WORK TO DO - Images excluded, repeat each entry below exactly.

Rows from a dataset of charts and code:
------------------------------------------------

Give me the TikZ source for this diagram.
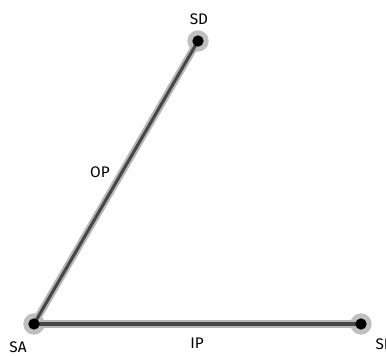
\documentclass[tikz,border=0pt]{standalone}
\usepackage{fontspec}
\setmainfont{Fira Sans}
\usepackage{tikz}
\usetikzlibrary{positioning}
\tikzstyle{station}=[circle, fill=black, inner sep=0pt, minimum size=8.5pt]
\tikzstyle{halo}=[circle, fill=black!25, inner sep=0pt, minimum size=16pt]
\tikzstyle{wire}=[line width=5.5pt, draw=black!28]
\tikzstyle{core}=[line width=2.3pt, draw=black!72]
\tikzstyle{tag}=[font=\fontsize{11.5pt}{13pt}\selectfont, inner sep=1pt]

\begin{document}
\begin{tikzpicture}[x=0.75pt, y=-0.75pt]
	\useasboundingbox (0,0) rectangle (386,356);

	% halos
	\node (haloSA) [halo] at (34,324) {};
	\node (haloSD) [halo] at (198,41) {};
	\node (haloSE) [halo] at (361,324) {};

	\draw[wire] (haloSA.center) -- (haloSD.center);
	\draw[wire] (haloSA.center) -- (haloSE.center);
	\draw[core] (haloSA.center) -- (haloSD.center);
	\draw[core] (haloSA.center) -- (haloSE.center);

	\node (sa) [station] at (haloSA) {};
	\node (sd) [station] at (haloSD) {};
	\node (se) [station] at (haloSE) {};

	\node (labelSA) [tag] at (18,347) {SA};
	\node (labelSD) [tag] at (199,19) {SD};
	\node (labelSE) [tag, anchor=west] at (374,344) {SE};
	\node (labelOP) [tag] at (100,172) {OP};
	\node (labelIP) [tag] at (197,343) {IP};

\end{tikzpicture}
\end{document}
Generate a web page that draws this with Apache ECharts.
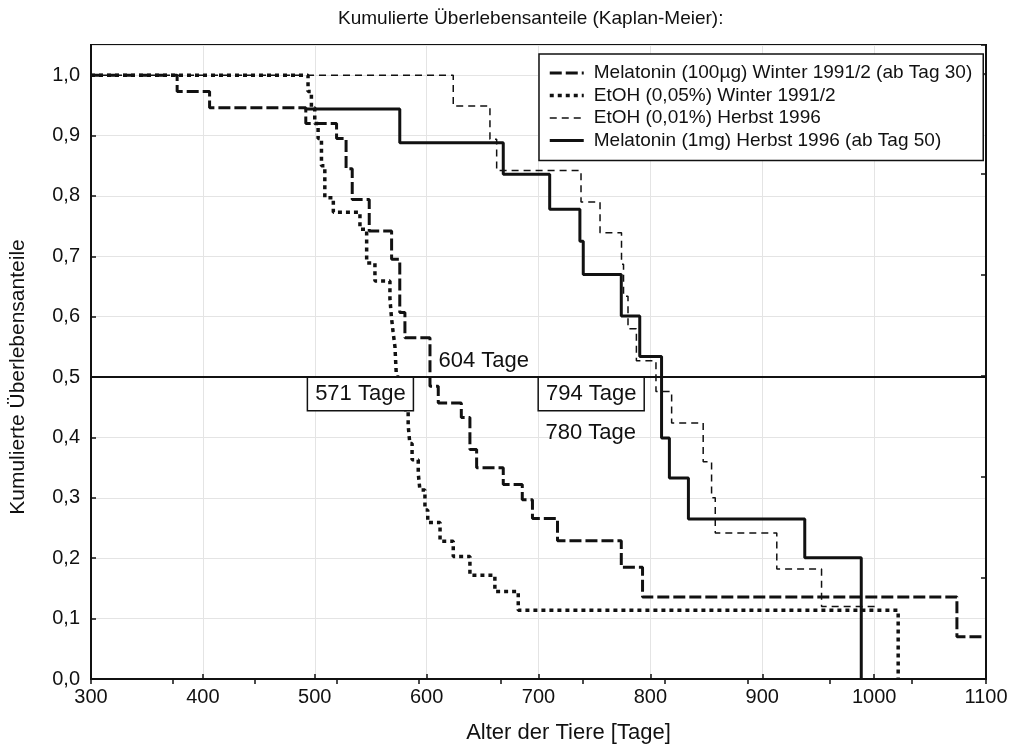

------------------------------------------------

FULL RESPONSE -
Give me the TikZ source for this diagram.
\documentclass[tikz,border=0pt]{standalone}
\usepackage{fontspec}
\setmainfont{Fira Sans}
\usepackage{tikz}
\usetikzlibrary{positioning}
\tikzstyle{station}=[circle, fill=black, inner sep=0pt, minimum size=8.5pt]
\tikzstyle{halo}=[circle, fill=black!25, inner sep=0pt, minimum size=16pt]
\tikzstyle{wire}=[line width=5.5pt, draw=black!28]
\tikzstyle{core}=[line width=2.3pt, draw=black!72]
\tikzstyle{tag}=[font=\fontsize{11.5pt}{13pt}\selectfont, inner sep=1pt]

\begin{document}
\begin{tikzpicture}[x=0.75pt, y=-0.75pt]
	\useasboundingbox (0,0) rectangle (386,356);

	% halos
	\node (haloSA) [halo] at (34,324) {};
	\node (haloSD) [halo] at (198,41) {};
	\node (haloSE) [halo] at (361,324) {};

	\draw[wire] (haloSA.center) -- (haloSD.center);
	\draw[wire] (haloSA.center) -- (haloSE.center);
	\draw[core] (haloSA.center) -- (haloSD.center);
	\draw[core] (haloSA.center) -- (haloSE.center);

	\node (sa) [station] at (haloSA) {};
	\node (sd) [station] at (haloSD) {};
	\node (se) [station] at (haloSE) {};

	\node (labelSA) [tag] at (18,347) {SA};
	\node (labelSD) [tag] at (199,19) {SD};
	\node (labelSE) [tag, anchor=west] at (374,344) {SE};
	\node (labelOP) [tag] at (100,172) {OP};
	\node (labelIP) [tag] at (197,343) {IP};

\end{tikzpicture}
\end{document}
Generate a web page that draws this with Apache ECharts.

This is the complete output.